U.S. stocks and bonds sold off and oil continued its weekslong upward trajectory Thursday morning as optimism faded about possible peace talks or a U.S.-Iran ceasefire.
Thursday also marks 48 hours until the expiration of President Donald Trump’s five-day pause on strikes against Iran’s power infrastructure.
In a social media post, Trump appeared to indicate that talks with Tehran were not progressing. “The Iranian negotiators are very different and ‘strange,’” Trump wrote on Truth Social. “They better get serious soon, before it is too late, because once that happens, there is no turning back, and it won’t be pretty!”
The price of U.S. crude oil approached $95 per barrel, up more than 4.2%. International Brent crude rose 4.5%, to more than $107 per barrel. Since the war started, the cost of U.S. crude oil is up more than 40%. Since the start of the year it has risen more than 60%.
Heating oil, a proxy for jet fuel prices, also spiked 6% early Thursday.
On Thursday, Trump downplayed the severity of the oil and gas price spikes.
Energy prices "have not gone up as much as I thought," Trump said at a Cabinet meeting in Washington.
"It's not over, so maybe it'll go up a little bit more," Trump added. "It's all going to come back down to where it was and probably lower."
Analysts widely believe that oil prices will continue to remain elevated over the long run, given the risk that shippers will now have to assume for oil tankers that transit through Strait of Hormuz.
Shortly after Trump's comments around 11 a.m.

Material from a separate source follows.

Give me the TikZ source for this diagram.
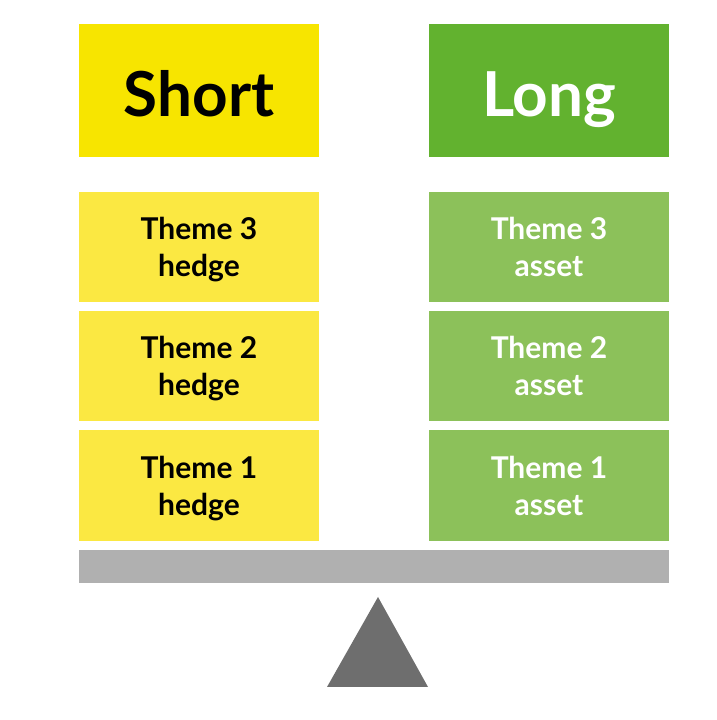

ET, the S&P 500 had fallen 0.6%, the Nasdaq Composite was trading down by 1% and the Dow was 100 points lower. The Russell 2000 dropped 0.8%.
The “de-escalation playbook” was put on hold today, “with posturing headlines creating a lot of noise and little clarity on actual ceasefire progress,” JPMorgan’s trading desk wrote in a note to clients.
“Markets have generally sided with the U.S.’ intent to off-ramp,” they wrote, but stocks pulled back because “oil prices failed to hold below $100, also pressuring gold and rates,” they wrote.
Bonds also sold off, driving yields higher. The 10-year U.S. Treasury bond yield rose to nearly 4.4%. The yield on 20- and 30-year bonds approached 5%.
Treasury yields, especially for the 10-year bond, heavily influence consumer lending rates. As a result, mortgage rates have risen from around 6% at the start of the war on Feb. 28 to more than 6.4% as of early Thursday.
Stock indexes in Asia had begun to sell off overnight. China’s Shanghai index and Hong Kong’s Hang Seng index both fell 1%, while Korea’s Kospi slid 3.2%.
These indexes were also weighed down by big drops in shares of tech companies, including Samsung, after Google revealed a new, more efficient use of storage and memory systems for artificial intelligence.
The Stoxx 600 in Europe followed, and as of 11 a.m. ET it was trading lower by 0..8%. Flagship stock indexes in Germany, France and the U.K. tumbled 1%.